The answer is External Tables—the essential bridge between your high-performance analytics engines and your vast, low-cost data lake. The choice between BigQuery's and Databricks' approach is more than technical; it dictates your future cost optimization, governance posture, and the speed of your AI/ML deployment.

Why External Tables are a Strategic Imperative

External Tables are not just a technical feature; they are a fundamental shift in data strategy that solves three major business pains:

  1. Eliminating Data Duplication and Cost Sprawl

    The traditional approach demands copying massive datasets from the data lake into a warehouse for analysis, creating two copies of the same data. This is a massive budget drain, resulting in "storage sprawl."

    • Strategic Fix: External Tables allow data to stay put in Google Cloud Storage (GCS), slashing redundant storage costs and simplifying the financial audit trail for data storage.
    • Business Benefit: Reduced Total Cost of Ownership (TCO) for the data platform.
  2. Achieving Real-Time Agility for Decision Making

    Waiting for complex Extract, Transform, Load (ETL) pipelines to fully populate a data warehouse table means slow, dated decision-making.

    • Strategic Fix: External Tables offer real-time access to the latest data in the lake. There is no ETL latency to wait for, as the tables query the source data directly.
    • Business Benefit: Lowest possible latency for accessing the freshest data, ensuring insights are driven by the most current information and supporting operational agility.
  3. Unifying Data Access and Boosting Productivity

    Data scientists, BI analysts, and data engineers often require specialized tools and code (like Spark programs) to query lake data, creating silos of expertise.

    • Strategic Fix: External Tables enable standard SQL access for everyone across disparate data sources.
    • Business Benefit: Increased developer productivity and a unified, self-service data culture. Analysts can use familiar tools like BigQuery, while data scientists leverage Databricks, all on the same data.

BigQuery vs. Databricks: A Strategic Decision Matrix

While both platforms achieve the goal of querying external data, their underlying compute architectures lead to significant differences in performance, cost model, and use case suitability.

  1. Performance and Compute Architecture (Business Impact)

    Strategic Insight: For demanding workloads that require high concurrency and complex data manipulation across massive datasets, Databricks (leveraging the distributed Spark/Photon engine) generally offers superior query efficiency. However, the sheer simplicity and zero-management of BigQuery's serverless architecture remain compelling for simpler, less frequent analysis.

  2. The Cost Model: Predictability vs. Consumption (Financial Angle)

    The financial model is often the ultimate differentiator:

    Strategic Insight: If query frequency is extremely low, BigQuery's simple pay-per-scan model is highly cost-effective and easy to budget. For heavy, consistent analytical usage, Databricks' ability to reuse compute and cache data often results in a better long-term TCO once the initial cluster cost is amortized.

Architecture and Performance

The architectural difference explains the cost and performance divergence.

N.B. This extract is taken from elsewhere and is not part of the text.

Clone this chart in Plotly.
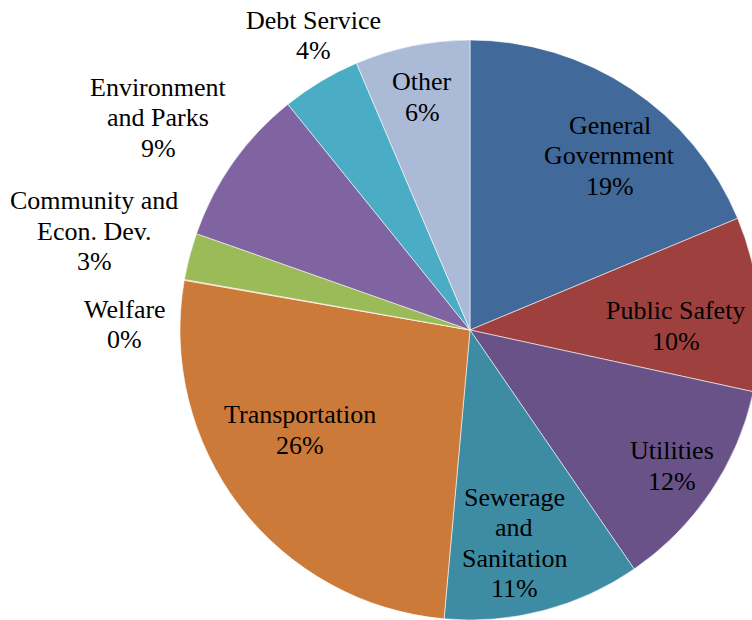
import math
import plotly.graph_objects as go

categories = ["General<br>Government", "Public Safety", "Utilities", "Sewerage<br>and<br>Sanitation",
              "Transportation", "Welfare", "Community and<br>Econ. Dev.", "Environment<br>and Parks",
              "Debt Service", "Other"]
shares = [18.7, 9.7, 12.0, 11.0, 26.3, 0.05, 2.6, 8.8, 4.4, 6.4]
colors = ["#416A9B", "#9E413E", "#685288", "#3D8CA4", "#CC7A39", "#F79646",
          "#9BBB59", "#8064A2", "#4BACC6", "#AABAD7"]

# label placement style: radial factor (of radius) and angular nudge (degrees)
label_radius = [0.77, 0.71, 0.84, 0.75, 0.68, 1.19, 1.34, 1.30, 1.15, 0.82]
label_nudge = [5, 4, 0, 3, 7, -9, 0, -1, 3, 0]

W, H = 760, 620               # slightly wider than the window: the pie runs off the right edge
PIE_CX, PIE_CY, PIE_R = 470, 330, 290
FONT = "Liberation Serif, Times New Roman, DejaVu Serif, serif"
LINE = 30.5

dom_x = [(PIE_CX - PIE_R) / W, min(1.0, (PIE_CX + PIE_R) / W)]
dom_y = [max(0.0, 1 - (PIE_CY + PIE_R) / H), 1 - (PIE_CY - PIE_R) / H]

fig = go.Figure(go.Pie(
    labels=categories,
    values=shares,
    sort=False,
    direction="clockwise",
    rotation=0,
    marker=dict(colors=colors, line=dict(color="rgba(255,255,255,0.8)", width=0.7)),
    textinfo="none",
    domain=dict(x=dom_x, y=dom_y),
    showlegend=False,
    hoverinfo="label+percent",
))

total = sum(shares)
cum = 0.0
annotations = []
for lab, v, f, nud in zip(categories, shares, label_radius, label_nudge):
    mid = (cum + v / 2) / total * 360 + nud
    cum += v
    th = math.radians(mid)
    px = PIE_CX + f * PIE_R * math.sin(th)
    py = PIE_CY - f * PIE_R * math.cos(th)
    lines = lab.split("<br>") + [f"{round(v / total * 100):d}%"]
    n = len(lines)
    for i, t in enumerate(lines):
        annotations.append(dict(
            x=px / W, y=1 - py / H, xref="paper", yref="paper",
            text=t, showarrow=False, xanchor="center", yanchor="middle",
            yshift=((n - 1) / 2 - i) * LINE, borderpad=0,
            font=dict(family=FONT, size=26, color="black"),
        ))

fig.update_layout(
    width=W, height=H,
    margin=dict(l=0, r=0, t=0, b=0),
    paper_bgcolor="white",
    plot_bgcolor="white",
    annotations=annotations,
)

fig.write_html(
    "out.html",
    config={"displayModeBar": False},
    post_script="document.body.style.margin='0';document.documentElement.style.overflow='hidden';document.body.style.overflow='hidden';",
)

  1. BigQuery External Table Architecture

    When a query is fired:

    • The BigQuery query engine validates the query and generates an execution plan.
    • Optimization is restricted and limited because the data is external.
    • The engine generally performs a full scan of the referenced data files in GCS (unless open formats like Parquet/ORC enable some column projection).
    • Data is typically not cached at the storage layer, leading to repeated I/O costs and increased latency on subsequent queries.

    Technical Performance Limit: The lack of deep optimization and persistent caching means it is inherently less cost-effective and slower for repetitive, high-volume analytical workloads.

  2. Databricks External Table Architecture

    When a query is fired:

    • The Spark Engine checks the metadata through the Unity Catalog or Hive Metastore.
    • The powerful Spark Catalyst Optimizer generates a highly effective execution plan.
    • The distributed Spark/Photon engine fetches the data from GCS in a parallel fashion.
    • The engine can read data selectively (column pruning) and pass filters down to the source (filter push-down), avoiding parsing the complete dataset. It also offers the ability to cache external data into RDDs/DataFrames.

    Technical Performance Advantage: The distributed nature of Spark and the advanced optimization capabilities make it the superior choice for complex data transformation (ETL/ELT) and high-performance, parallel execution.

The Modern Evolution: The Open, AI-Ready Lakehouse

The limitations of the traditional comparison—specifically around governance and interoperability—are driving the industry toward the Open Lakehouse architecture.

The recommended cutting-edge solution is anchoring your data strategy with BigQuery BigLake and the Apache Iceberg open table format.

By adopting this approach, you eliminate the "either/or" choice:

  • Unified Governance: BigQuery BigLake acts as a central control plane. It enforces a single set of security and access policies (including row-level security) on your GCS data. This policy is then respected by all engines, including BigQuery and Databricks.
  • True Interoperability: Your data is stored once in the open Iceberg format. This single copy can be accessed and written to by both BigQuery (for BI) and Databricks' Spark engine (for AI/ML), breaking vendor dependencies.

This is the secure, flexible, and fully governed foundation for an AI-native enterprise—ready for the next wave of agentic and predictive workflows.